Value-added strategies also carry substantial risk. According to Fink, value-added targets include “properties that have significant execution risk to add the necessary value to drive enhanced returns—like major renovation, repositioning, or lease-up to stabilization.” Value-added strategies typically take a full business cycle to execute—time horizons can stretch to or beyond seven years, ideally with substantially increased cash flow on the back end.

Strategy #3: Core-plus

Core-plus strategies target quality properties that present some opportunity to add value with relatively little downside risk. Since core-plus strategies tend to focus on “known quantities” with little execution risk, the potential return isn’t as high as opportunistic or value-added strategies. The upshot: Investors typically don’t have to pony up for major renovation projects or devote lots of energy to addressing pending lease expirations.

Strategy #4: Core

No investment strategy is truly safe, but core offers the lowest risk and lowest return of the four major approaches.
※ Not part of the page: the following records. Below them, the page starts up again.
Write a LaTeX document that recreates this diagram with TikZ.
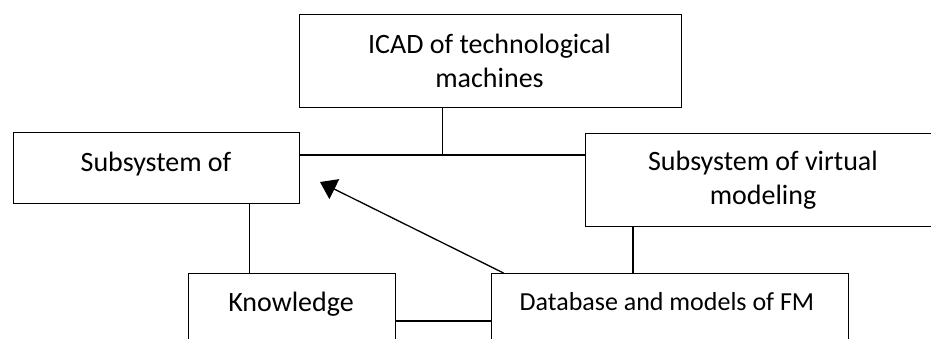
\documentclass[tikz,border=0pt]{standalone}
\usepackage{fontspec}
\setmainfont{Carlito}
\usetikzlibrary{arrows.meta}
\tikzset{
  frame/.style={draw, line width=1.3pt, inner sep=0pt, anchor=north west},
  lbl/.style={inner sep=0pt, align=center, font=\fontsize{28}{34}\selectfont},
  lblsmall/.style={inner sep=0pt, align=center, font=\fontsize{26}{32}\selectfont},
  link/.style={line width=1.3pt},
  pointer/.style={line width=1.3pt, -{Triangle[length=16pt,width=22pt]}}
}
\begin{document}
\begin{tikzpicture}[x=1pt,y=-1pt]
  \useasboundingbox (0,0) rectangle (931,338);
  \clip (0,0) rectangle (931,338);
  \fill[white] (0,0) rectangle (931,338);

  % boxes
  \node[frame, minimum width=382pt, minimum height=93pt] (icad) at (298.5,13.5) {};
  \node[frame, minimum width=286pt, minimum height=71pt] (left) at (13,131.5) {};
  \node[frame, minimum width=380pt, minimum height=93pt] (right) at (585,132.5) {};
  \node[frame, minimum width=207pt, minimum height=100pt] (know) at (188,273) {};
  \node[frame, minimum width=357pt, minimum height=100pt] (db) at (490.5,273) {};

  % box texts
  \node[lbl] (icadtext) at (489.5,61) {ICAD of technological\\machines};
  \node[lbl] (lefttext) at (156,164) {Subsystem of};
  \node[lbl] (righttext) at (763,180) {Subsystem of virtual\\modeling};
  \node[lbl] (knowtext) at (291,304) {Knowledge};
  \node[lblsmall] (dbtext) at (667,302) {Database and models of FM};

  % guide coordinates for the connector lines
  \coordinate (j) at (442.4,155);
  \coordinate (kx) at (249.4,0);
  \coordinate (vx) at (633,0);
  \coordinate (ky) at (0,321);
  \coordinate (tip) at (320,182);

  % connectors
  \draw[link] (j |- icad.south) -- (j);
  \draw[link] (j -| left.east) -- (j -| right.west);
  \draw[link] (kx |- left.south) -- (kx |- know.north);
  \draw[link] (vx |- right.south) -- (vx |- db.north);
  \draw[link] (ky -| know.east) -- (ky -| db.west);
  \draw[pointer] ([xshift=13pt]db.north west) -- (tip);
\end{tikzpicture}
\end{document}
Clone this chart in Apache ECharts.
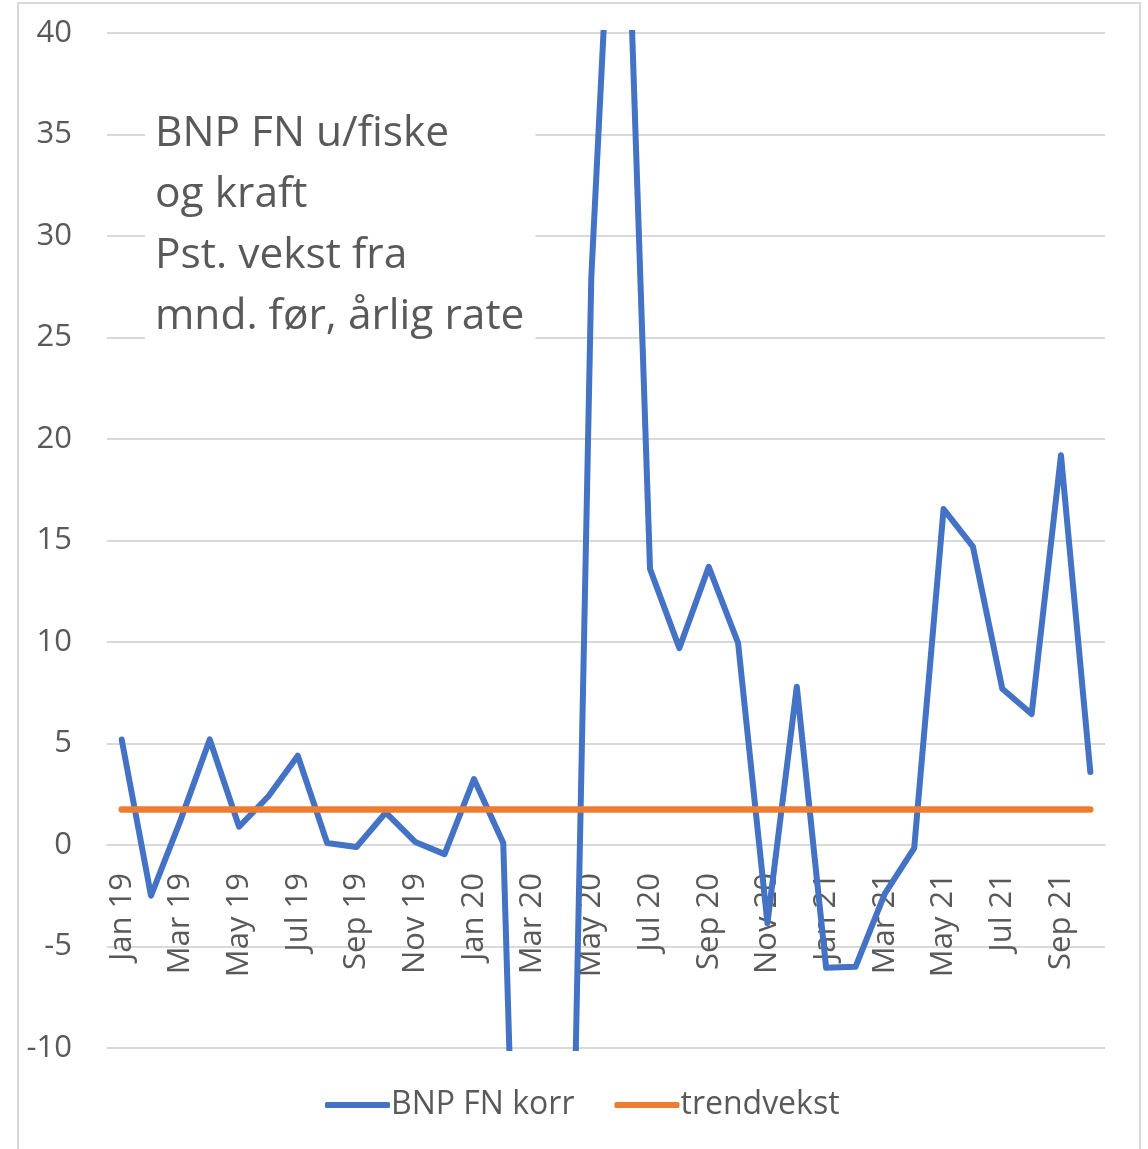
<!DOCTYPE html>
<html>
<head>
<meta charset="utf-8">
<script src="https://cdn.jsdelivr.net/npm/echarts@6/dist/echarts.min.js"></script>
<style>
  html, body { margin: 0; padding: 0; background: #fff; }
  #chart { width: 1148px; height: 1149px; }
</style>
</head>
<body>
<div id="chart"></div>
<script>
// månedene
var months = ['Jan 19', 'Feb 19', 'Mar 19', 'Apr 19', 'May 19', 'Jun 19', 'Jul 19', 'Aug 19', 'Sep 19', 'Oct 19', 'Nov 19', 'Dec 19',
    'Jan 20', 'Feb 20', 'Mar 20', 'Apr 20', 'May 20', 'Jun 20', 'Jul 20', 'Aug 20', 'Sep 20', 'Oct 20', 'Nov 20', 'Dec 20',
    'Jan 21', 'Feb 21', 'Mar 21', 'Apr 21', 'May 21', 'Jun 21', 'Jul 21', 'Aug 21', 'Sep 21', 'Oct 21'];

// BNP FN korr, pst. vekst fra mnd. før, årlig rate
var bnpFnKorr = [5.2, -2.5, 1.2, 5.2, 0.9, 2.4, 4.4, 0.1, -0.1, 1.6, 0.15, -0.45,
    3.25, 0.1, -49, -44, 28.0, 57.0, 13.6, 9.7, 13.7, 9.95, -3.85, 7.8,
    -6.05, -6.0, -2.4, -0.15, 16.55, 14.7, 7.7, 6.45, 19.2, 3.6];

// trendvekst (flat)
var trendvekst = [1.75, 1.75, 1.75, 1.75, 1.75, 1.75, 1.75, 1.75, 1.75, 1.75, 1.75, 1.75,
    1.75, 1.75, 1.75, 1.75, 1.75, 1.75, 1.75, 1.75, 1.75, 1.75, 1.75, 1.75,
    1.75, 1.75, 1.75, 1.75, 1.75, 1.75, 1.75, 1.75, 1.75, 1.75];

var yMin = -10;
var yMax = 40;
var yStep = 5;

var titleLines = ['BNP FN u/fiske', 'og kraft', 'Pst. vekst fra', 'mnd. før, årlig rate'];

var FONT = 'Open Sans';
var TEXT = '#595959';
var GRID = '#d9d9d9';

// plassering av plottet
var H = 1149, TOP = 33, BOTTOM = 101;
var plotH = H - TOP - BOTTOM;
// x-aksen ligger på null, ikke i bunnen
var zeroOffset = -plotH * (0 - yMin) / (yMax - yMin);

function lineSeries(name, data, color, width) {
    return {
        name: name,
        type: 'line',
        data: data,
        symbol: 'none',
        clip: true,
        z: width > 6 ? 3 : 2,
        lineStyle: { color: color, width: width, cap: 'round', join: 'round' },
        itemStyle: { color: color }
    };
}

var option = {
    animation: false,
    backgroundColor: '#fff',
    textStyle: { fontFamily: FONT },
    title: {
        text: titleLines.join('\n'),
        left: 145,
        top: 99,
        padding: [4, 11, 14, 10],
        backgroundColor: '#fff',
        textStyle: {
            fontFamily: FONT,
            fontSize: 42.5,
            fontWeight: 'normal',
            color: TEXT,
            lineHeight: 61
        }
    },
    legend: {
        left: 320,
        top: 1084,
        icon: 'roundRect',
        itemWidth: 65,
        itemHeight: 6,
        itemGap: 40,
        textStyle: { fontFamily: FONT, fontSize: 32, color: TEXT, padding: [0, 0, 0, -4] },
        data: ['BNP FN korr', 'trendvekst']
    },
    grid: { left: 107, right: 43, top: TOP, bottom: BOTTOM, containLabel: false, outerBoundsMode: 'none' },
    xAxis: {
        type: 'category',
        data: months,
        boundaryGap: true,
        offset: zeroOffset,
        axisLine: { onZero: false, lineStyle: { color: GRID, width: 2 } },
        axisTick: { show: false },
        axisLabel: {
            interval: 1,
            rotate: 90,
            margin: 28,
            fontFamily: FONT,
            fontSize: 31,
            color: TEXT
        }
    },
    yAxis: {
        type: 'value',
        min: yMin,
        max: yMax,
        interval: yStep,
        axisLine: { show: false },
        axisTick: { show: false },
        axisLabel: { margin: 35, fontFamily: FONT, fontSize: 31, color: TEXT },
        splitLine: { lineStyle: { color: GRID, width: 2 } }
    },
    graphic: [{
        // ramme rundt diagrammet
        type: 'rect',
        silent: true,
        shape: { x: 18, y: 3, width: 1122, height: 1160 },
        style: { fill: 'none', stroke: GRID, lineWidth: 2 }
    }],
    series: [
        lineSeries('BNP FN korr', bnpFnKorr, '#4472C4', 6),
        lineSeries('trendvekst', trendvekst, '#ED7D31', 6.5)
    ]
};

var chart = echarts.init(document.getElementById('chart'));
chart.setOption(option);
</script>
</body>
</html>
Since core strategies focus on prime properties, they’re not at all ideal for investors seeking value opportunities.

Other CRE Investing Strategies

This isn’t an exhaustive list of possible CRE investing strategies. Other strategies include:

Purchasing commercial mortgage-backed securities (CMBs), instruments secured by diversified bundles of commercial mortgages
Directly purchasing distressed properties or distressed collateralized debt at significant discounts to fair market value, a risky but potentially lucrative strategy
Buying into SEC-registered securities issued by real estate investment trusts (REITs) and real estate limited partnerships (RELPs), a common retail investing strategy that doesn’t involve directly purchasing real estate

Seasoned, high-resource investors typically employ multiple CRE investing strategies in tandem to minimize downside risk and maximize returns for themselves or their clients.

Think Twice Before Making a Move

It goes without saying that every CRE investor is different. Before you do anything, think intentionally about your investing objectives, long-term financial goals, overall tolerance for risk, and access to capital. Discuss these and other considerations with your financial adviser—preferably one who’s worked with real estate investors before. And, if you don’t have a seasoned mentor already, find one with an active portfolio in your geographical area.

Preparedness is prevention. The more intentionally you approach your CRE investing plan, the higher your likelihood of success.